Secure Code Warrior was founded in Sydney and London in 2015 when Danhieux, his business partner John Fitzgerald and three other Aussie cybersecurity professionals decided they wanted to help software developers embrace security as a core responsibility of their job.

“Current application security tools focus on moving from right to left in the Software Development Life Cycle (SDLC), an approach that supports detection and reaction – detect the vulnerabilities in the written code and react to fix them. We focus on the extreme left of the SDLC, making the developer the first line of defence in their organisation and helping to prevent vulnerabilities from happening in the first place,” said  Danhieux.

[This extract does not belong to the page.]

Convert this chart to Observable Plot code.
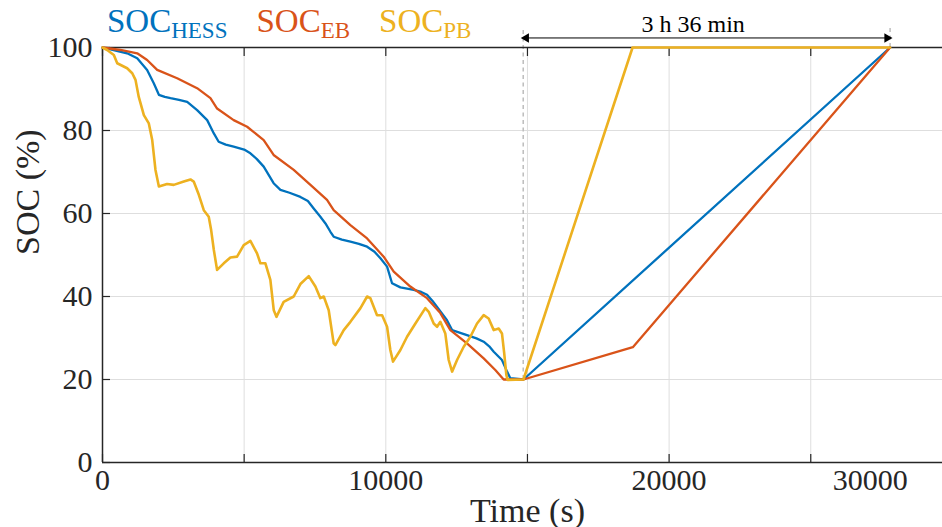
<!DOCTYPE html>
<html>
<head>
<meta charset="utf-8">
<script src="https://cdn.jsdelivr.net/npm/d3@7"></script>
<script src="https://cdn.jsdelivr.net/npm/@observablehq/plot@0.6"></script>
<style>
  html, body { margin: 0; padding: 0; background: #fff; }
  #wrap { position: relative; width: 942px; height: 527px; }
  #legend { position: absolute; left: 107px; top: 5px; display: flex; gap: 29px;
            font-family: 'Liberation Serif', serif; font-size: 33px; line-height: 1; white-space: nowrap; }
  #legend .sub { font-size: 23px; position: relative; top: 6px; }
</style>
</head>
<body>
<div id="wrap"></div>
<script>
// ---- Series names & colours ----
const seriesKeys = ["HESS", "EB", "PB"];
const seriesColors = ["#0072BD", "#D95319", "#EDB120"];

// ---- SOC_HESS ----
const tHess = [0, 500, 870, 1225, 1575, 1810, 1990, 2200, 2400, 2700, 2990, 3340, 3695, 3930, 4100, 4350, 4630, 5000, 5220, 5450, 5690, 6040, 6280, 6600, 6985, 7250, 7455, 7690, 7870, 8045, 8160, 8450, 8750, 9050, 9340, 9600, 9810, 10045, 10220, 10515, 10985, 11250, 11455, 11650, 11810, 12160, 12340, 12600, 12865, 13200, 13455, 13650, 13810, 14100, 14280, 14395, 14860, 27800];
const socHess = [100, 99.2, 98.6, 97.4, 94.6, 91.4, 88.6, 88.1, 87.8, 87.4, 86.9, 84.9, 82.5, 79.3, 77.3, 76.6, 76.1, 75.4, 74.5, 73.1, 71.3, 67.3, 65.7, 65.0, 64.0, 63.0, 61.2, 59.2, 57.6, 55.6, 54.4, 53.7, 53.2, 52.7, 52.0, 50.8, 49.2, 47.2, 43.2, 42.2, 41.6, 41.1, 40.4, 38.9, 37.5, 34.3, 31.9, 31.3, 30.7, 29.9, 29.1, 28.0, 26.7, 24.7, 21.9, 20.3, 20.0, 100];

// ---- SOC_EB ----
const tEb = [0, 635, 1225, 1575, 1930, 2635, 3340, 3810, 4045, 4630, 5105, 5690, 6040, 6750, 7340, 7925, 8160, 8750, 9340, 9925, 10280, 10865, 11455, 11925, 12280, 12865, 13455, 13865, 14160, 14860, 18720, 27800];
const socEb = [100, 99.4, 98.6, 97.0, 94.6, 92.6, 90.2, 87.8, 85.3, 82.5, 80.9, 77.7, 74.1, 70.5, 66.9, 63.3, 60.8, 57.2, 54.0, 49.6, 46.0, 42.4, 39.6, 36.0, 31.9, 28.7, 25.1, 22.3, 20.0, 20.0, 27.8, 100];

// ---- SOC_PB ----
const tPb = [0, 165, 400, 520, 870, 1050, 1165, 1280, 1460, 1635, 1755, 1870, 1990, 2280, 2515, 2870, 3105, 3220, 3400, 3575, 3750, 3835, 3930, 4045, 4280, 4515, 4750, 4985, 5220, 5455, 5575, 5750, 5925, 6045, 6140, 6395, 6750, 6985, 7280, 7515, 7690, 7810, 7985, 8160, 8220, 8515, 8750, 9105, 9340, 9455, 9690, 9870, 10045, 10160, 10255, 10515, 10750, 11045, 11395, 11515, 11690, 11810, 11925, 12100, 12220, 12340, 12515, 12750, 12985, 13220, 13455, 13630, 13810, 13985, 14100, 14180, 14255, 14300, 14860, 18710, 27800];
const socPb = [100, 99.4, 98.2, 96.2, 95.0, 93.8, 92.2, 88.1, 83.7, 81.7, 77.7, 70.5, 66.5, 67.1, 66.9, 67.7, 68.2, 67.7, 64.5, 60.8, 59.2, 56.0, 51.2, 46.4, 48.0, 49.4, 49.6, 52.4, 53.4, 50.4, 48.0, 48.0, 44.0, 36.7, 35.1, 38.7, 40.0, 43.0, 44.9, 42.4, 39.6, 40.0, 36.7, 28.7, 28.3, 31.9, 33.9, 37.2, 40.0, 39.6, 35.5, 35.5, 32.7, 27.1, 24.3, 27.1, 30.3, 33.5, 37.2, 36.3, 33.5, 32.7, 33.9, 31.1, 24.7, 21.9, 24.7, 27.9, 30.3, 33.5, 35.5, 34.7, 31.9, 32.3, 31.1, 26.3, 21.1, 19.9, 20.0, 100, 100];

// ---- Axes ----
const xDomain = [0, 29650];
const yDomain = [0, 100];
const xTickVals = [0, 5000, 10000, 15000, 20000, 25000];
const xLabelVals = [0, 10000, 20000, 27100];
const xLabelTexts = ["0", "10000", "20000", "30000"];
const yTickVals = [0, 20, 40, 60, 80, 100];
const xTitle = "Time (s)";
const yTitle = "SOC (%)";

// ---- Annotation ----
const dischargeEnd = 14850;
const fullCharge = 27800;
const annotationText = "3 h 36 min";
const annotationTextX = 20850;
const arrowLevel = 102.3;
const dashTop = 104.6;
const dashBottomLeft = 20;

const toRows = (t, s) => t.map((d, i) => ({t: d, soc: s[i]}));
const rows = [toRows(tHess, socHess), toRows(tEb, socEb), toRows(tPb, socPb)];
const labelMap = new Map(xLabelVals.map((v, i) => [v, xLabelTexts[i]]));

const axisColor = "#262626";
const gridColor = "#dedede";
const serif = "'Liberation Serif', serif";

const chart = Plot.plot({
  width: 942,
  height: 527,
  marginTop: 47,
  marginBottom: 65,
  marginLeft: 102,
  marginRight: 0,
  x: {domain: xDomain},
  y: {domain: yDomain},
  style: {fontFamily: serif, fontSize: "30px", color: axisColor, background: "#fff", overflow: "visible"},
  marks: [
    Plot.gridX(xTickVals, {stroke: gridColor, strokeOpacity: 1, strokeWidth: 1}),
    Plot.gridY(yTickVals, {stroke: gridColor, strokeOpacity: 1, strokeWidth: 1}),
    // dashed markers
    Plot.ruleX([dischargeEnd], {y1: dashBottomLeft, y2: dashTop, stroke: "#bdbdbd", strokeWidth: 1.5, strokeDasharray: "4,3.5"}),
    Plot.ruleX([fullCharge], {y1: 100, y2: dashTop, stroke: "#bdbdbd", strokeWidth: 1.5, strokeDasharray: "4,3.5"}),
    // frame lines
    Plot.ruleY([0, 100], {stroke: axisColor, strokeWidth: 1.5}),
    Plot.ruleX([0], {stroke: axisColor, strokeWidth: 1.5}),
    // inward ticks
    Plot.axisX(xTickVals, {anchor: "bottom", tickSize: -8, tickFormat: () => "", label: null, stroke: axisColor, strokeWidth: 1.2}),
    Plot.axisX(xTickVals, {anchor: "top", tickSize: -8, tickFormat: () => "", label: null, stroke: axisColor, strokeWidth: 1.2}),
    Plot.axisY(yTickVals, {anchor: "left", tickSize: -8, tickFormat: () => "", label: null, stroke: axisColor, strokeWidth: 1.2}),
    // tick labels
    Plot.axisX(xLabelVals, {anchor: "bottom", tickSize: 0, tickPadding: 6, tickFormat: d => labelMap.get(d), label: null, fontSize: 30, fontFamily: serif, fill: axisColor}),
    Plot.axisY(yTickVals, {anchor: "left", tickSize: 0, tickPadding: 10, tickFormat: d => String(d), label: null, fontSize: 30, fontFamily: serif, fill: axisColor}),
    // titles
    Plot.text([xTitle], {frameAnchor: "bottom", dx: 5, dy: 59, fontSize: 34, fontFamily: serif, fill: axisColor}),
    Plot.text([yTitle], {frameAnchor: "left", dx: -74, rotate: -90, fontSize: 34, fontFamily: serif, fill: axisColor}),
    // series
    ...rows.map((r, i) => Plot.line(r, {x: "t", y: "soc", stroke: seriesColors[i], strokeWidth: i === 2 ? 2.6 : 2.3})),
    // duration annotation
    Plot.link([0], {x1: () => dischargeEnd, x2: () => fullCharge, y1: () => arrowLevel, y2: () => arrowLevel, stroke: "#000", strokeWidth: 1}),
    Plot.dot([dischargeEnd], {x: d => d, y: () => arrowLevel, symbol: "triangle", r: 3.5, rotate: -90, fill: "#000", stroke: null, dx: 3}),
    Plot.dot([fullCharge], {x: d => d, y: () => arrowLevel, symbol: "triangle", r: 3.5, rotate: 90, fill: "#000", stroke: null, dx: -3}),
    Plot.text([annotationText], {x: () => annotationTextX, y: () => arrowLevel, dy: -14, fontSize: 24, fontFamily: serif, fill: "#000"})
  ]
});

const wrap = document.getElementById("wrap");
wrap.appendChild(chart);

const legend = document.createElement("div");
legend.id = "legend";
seriesKeys.forEach((k, i) => {
  const item = document.createElement("span");
  item.style.color = seriesColors[i];
  item.innerHTML = `SOC<span class="sub">${k}</span>`;
  legend.appendChild(item);
});
wrap.appendChild(legend);
</script>
</body>
</html>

Craig Davies, CEO of the Australian Cyber Security Growth Network (AustCyber) predicts that this type of hands-on evidence based training will become a fundamental activity for organisations developing applications.

“Companies who code securely from the start will not only significantly reduce their risk but strip out huge costs and delays with their product innovation,” he said.

Danhieux said he has been impressed with the Australian banks, who recognised that the risk was real and have been quick to reduce their exposure.

“The pace of new customers onboarding Secure Code Warrior around the world makes it clear that financial service institutions everywhere are recognising the importance of building security excellence into every line of code, and that Secure Code Warrior is an easy solution to address the challenge rapidly and sustainably.”